**Goal**: Leave out the pictures and set down exactly the lines from the start of the listing through the one with "import plotly.graph_objects as go", both included.
****
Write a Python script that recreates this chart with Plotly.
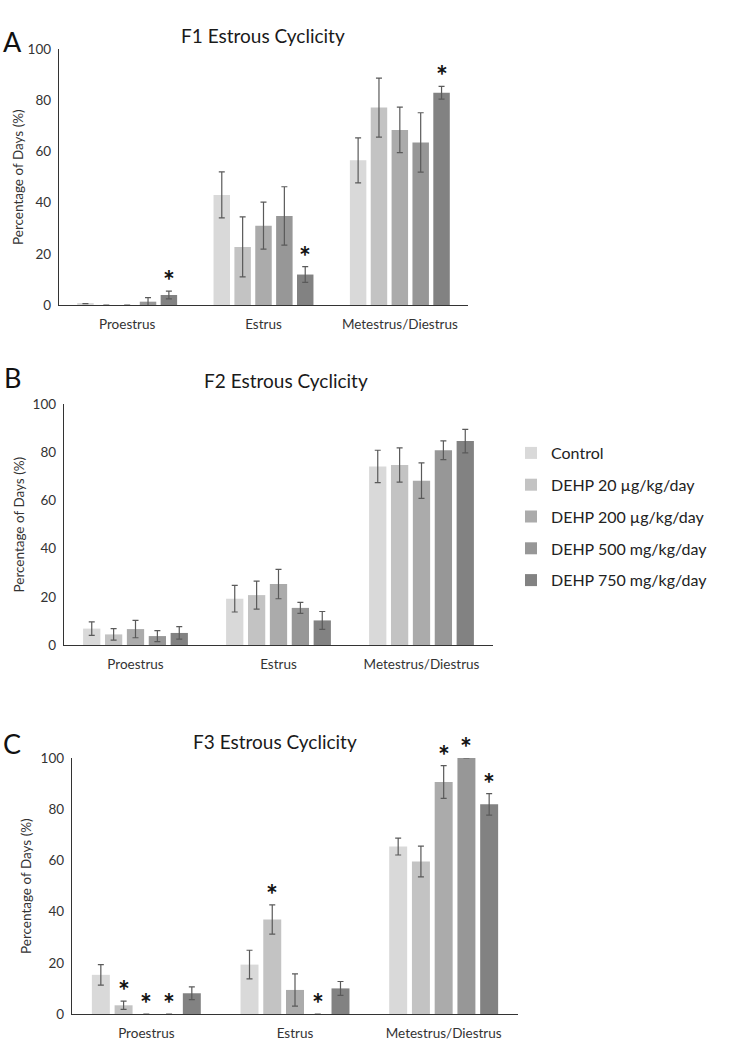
import plotly.graph_objects as go

# ---- data ----
stages = ["Proestrus", "Estrus", "Metestrus/Diestrus"]
groups = ["Control", "DEHP 20 µg/kg/day", "DEHP 200 µg/kg/day",
          "DEHP 500 mg/kg/day", "DEHP 750 mg/kg/day"]
colors = ["#d9d9d9", "#c3c3c3", "#ababab", "#979797", "#828282"]

# F1 means / sem, one list per group, in stage order
f1_mean = [[0.5, 43.0, 56.5], [0, 22.7, 77.1], [0, 31.0, 68.4],
           [1.3, 34.8, 63.5], [3.9, 11.9, 82.9]]
f1_err = [[0, 9.0, 8.8], [0, 11.7, 11.5], [0, 9.2, 8.9],
          [1.6, 11.4, 11.6], [1.5, 3.1, 2.5]]
f1_stars = [(0, 4), (1, 4), (2, 4)]  # (stage index, group index)

f2_mean = [[6.8, 19.2, 74.1], [4.4, 20.7, 74.7], [6.6, 25.3, 68.2],
           [3.7, 15.4, 80.8], [5.0, 10.2, 84.6]]
f2_err = [[2.8, 5.5, 6.7], [2.4, 5.8, 7.1], [3.6, 6.1, 7.4],
          [2.3, 2.3, 3.9], [2.6, 3.7, 4.9]]
f2_stars = []

f3_mean = [[15.3, 19.3, 65.4], [3.4, 36.9, 59.6], [0, 9.4, 90.6],
           [0, 0, 100.0], [8.1, 10.0, 81.9]]
f3_err = [[4.0, 5.6, 3.3], [1.6, 5.7, 6.0], [0, 6.3, 6.4],
          [0, 0, 0], [2.5, 2.7, 4.2]]
f3_stars = [(0, 1), (0, 2), (0, 3), (1, 1), (1, 3), (2, 2), (2, 3), (2, 4)]

titles = ["F1 Estrous Cyclicity", "F2 Estrous Cyclicity", "F3 Estrous Cyclicity"]
letters = ["A", "B", "C"]
ytitle = "Percentage of Days (%)"

# ---- layout geometry (pixels) ----
W, H = 743, 1043
FONT = "Lato"
# plot area: x left, x right, y top (=100), y bottom (=0)
boxes = [(59, 468, 49, 305), (64, 493, 404, 645), (72, 518, 758, 1014)]
title_pos = [(263, 36), (286, 381), (275, 741)]
letter_pos = [(13, 42), (12, 378), (12, 743)]
ytitle_x = [18, 18, 26]
BARGAP, GROUPGAP = 0.235, 0.21

fig = go.Figure()
panels = [(f1_mean, f1_err, f1_stars), (f2_mean, f2_err, f2_stars),
          (f3_mean, f3_err, f3_stars)]

annotations = []
for p, (means, errs, stars) in enumerate(panels):
    sfx = "" if p == 0 else str(p + 1)
    for g in range(5):
        fig.add_trace(go.Bar(
            x=stages, y=means[g], name=groups[g],
            marker=dict(color=colors[g], line=dict(width=0)),
            error_y=dict(type="data", array=errs[g], color="#5a5a5a",
                         thickness=1.2, width=3),
            xaxis="x" + sfx, yaxis="y" + sfx,
            legendgroup=groups[g], showlegend=(p == 0),
        ))
    x0, x1, y0, y1 = boxes[p]
    slot = (x1 - x0) / 3 * (1 - BARGAP) / 5
    for si, gi in stars:
        top = means[gi][si] + errs[gi][si]
        annotations.append(dict(
            x=stages[si], y=top, xref="x" + sfx, yref="y" + sfx,
            text="<b>*</b>", showarrow=False, xshift=(gi - 2) * slot,
            yanchor="bottom", yshift=-8,
            font=dict(family=FONT, size=28, color="#111"),
        ))
    tx, ty = title_pos[p]
    annotations.append(dict(x=tx / W, y=1 - ty / H, xref="paper", yref="paper",
                            text=titles[p], showarrow=False,
                            xanchor="center", yanchor="middle",
                            font=dict(family=FONT, size=19, color="#1a1a1a")))
    lx, ly = letter_pos[p]
    annotations.append(dict(x=lx / W, y=1 - ly / H, xref="paper", yref="paper",
                            text=letters[p], showarrow=False,
                            xanchor="center", yanchor="middle",
                            font=dict(family=FONT, size=27, color="#111")))
    annotations.append(dict(x=ytitle_x[p] / W, y=1 - (y0 + y1) / 2 / H,
                            xref="paper", yref="paper", text=ytitle,
                            textangle=-90, showarrow=False,
                            xanchor="center", yanchor="middle",
                            font=dict(family=FONT, size=13.5, color="#333")))

axis_common = dict(showgrid=False, zeroline=False, showline=True,
                   linecolor="#333333", linewidth=1.4, automargin=False)
layout = dict(
    width=W, height=H, margin=dict(l=0, r=0, t=0, b=0),
    paper_bgcolor="white", plot_bgcolor="white",
    barmode="group", bargap=BARGAP, bargroupgap=GROUPGAP,
    font=dict(family=FONT, color="#404040"),
    annotations=annotations,
    legend=dict(x=511 / W, y=1 - 436 / H, xanchor="left", yanchor="top",
                font=dict(family=FONT, size=16, color="#222"),
                tracegroupgap=8, itemwidth=30, bgcolor="rgba(0,0,0,0)"),
)
for p in range(3):
    sfx = "" if p == 0 else str(p + 1)
    x0, x1, y0, y1 = boxes[p]
    layout["xaxis" + sfx] = dict(
        axis_common, domain=[x0 / W, x1 / W], anchor="y" + sfx,
        ticks="outside", ticklen=7, tickcolor="rgba(0,0,0,0)",
        tickfont=dict(family=FONT, size=13.5, color="#333"),
    )
    layout["yaxis" + sfx] = dict(
        axis_common, domain=[1 - y1 / H, 1 - y0 / H], anchor="x" + sfx,
        range=[0, 100], tickvals=[0, 20, 40, 60, 80, 100],
        ticks="outside", ticklen=4, tickcolor="rgba(0,0,0,0)",
        tickfont=dict(family=FONT, size=13.5, color="#333"),
    )

fig.update_layout(**layout)
# drop the default page margin so the figure sits at the window's corner
fig.write_html("out.html", config={"displayModeBar": False},
               post_script="document.body.style.margin='0';")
****
**Output of the task**:
Write a Python script that recreates this chart with Plotly.
import plotly.graph_objects as go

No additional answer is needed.